High School Project Brings Awareness To Domestic Violence, Child Abuse

All the shreds from the project are displayed in the front hallway. Once the project is completed, the shreds will be donated to the local animal shelter.

JAMESTOWN – Students at Jamestown High School have finished a project aiming to bring awareness to domestic violence and child abuse in the community.

JHS students in Betsy Rowe-Baehr’s “Justice for All” classes launched a project called “The Shred Ahead” to benefit the Child Advocacy Program.

The project, school officials say, was an interactive opportunity for students and staff to look back on the last year and to look forward at what it has taught them.

JHS students, Jocef Laboy-Alvira, Ezekiel Alejandro-Lopez, Manalis Espinosa and Kyneilis Fernandez, take part in the Justice for All classes’ Shred Ahead project, a fundraiser for Child Advocacy Program.
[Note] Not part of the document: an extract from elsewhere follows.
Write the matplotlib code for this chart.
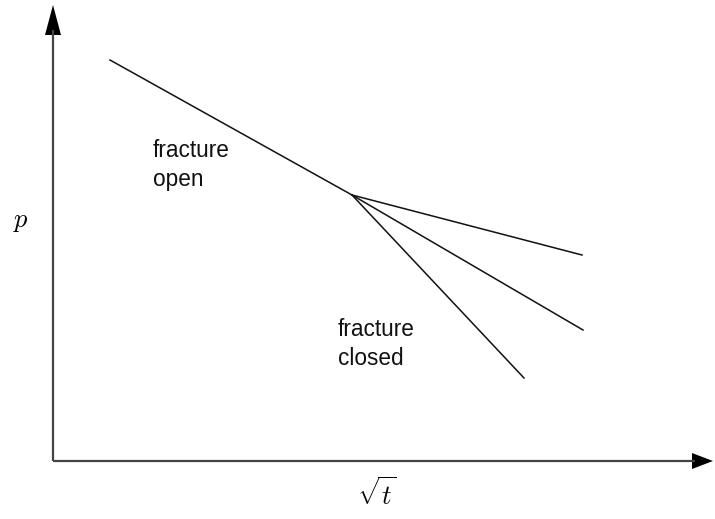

Classes provided a two-sided activity handout to everyone that challenged students and staff to write down the worries and woes from last year that they would like to shred and reclaim their mindset with positive value statements that they kept.

“I believe it’s important to look back on what you went through to see how far you’ve come,” said high school junior Regan Coombs. “A lot of our experiences through the past year have surely been less than comforting or joyful, and being able to shred those thoughts is, in many ways, freeing.”

Throughout March, students had a “SHREDDING Station” before school and during some of the school day where people could come by and shred their worries and woes and relish in the temporary and satisfying freedom of letting those shreds go.

JHS student, Kylee Williamson, shreds her “worries and woes” as part of the Justice for All classes’ Shred Ahead project, a fundraiser for Child Advocacy Program.

The class also kept track of the financial progress in the vibrant blue, front hallway cabinet, and when this campaign is complete, the paper shredding remains will be further donated to the animal shelter for bedding.

“It gives students a chance to make a difference in our society and help people out in need for whatever they are facing,” said high school senior Anthony Melendez.

Students and staff were encouraged to shed even without a machine. Participants were encouraged to just tear, rip, or cut the half-sheet worries as they saw fit. They also encourage participants to capture the moment and start a small social media movement by taking and posting a photo of the experience.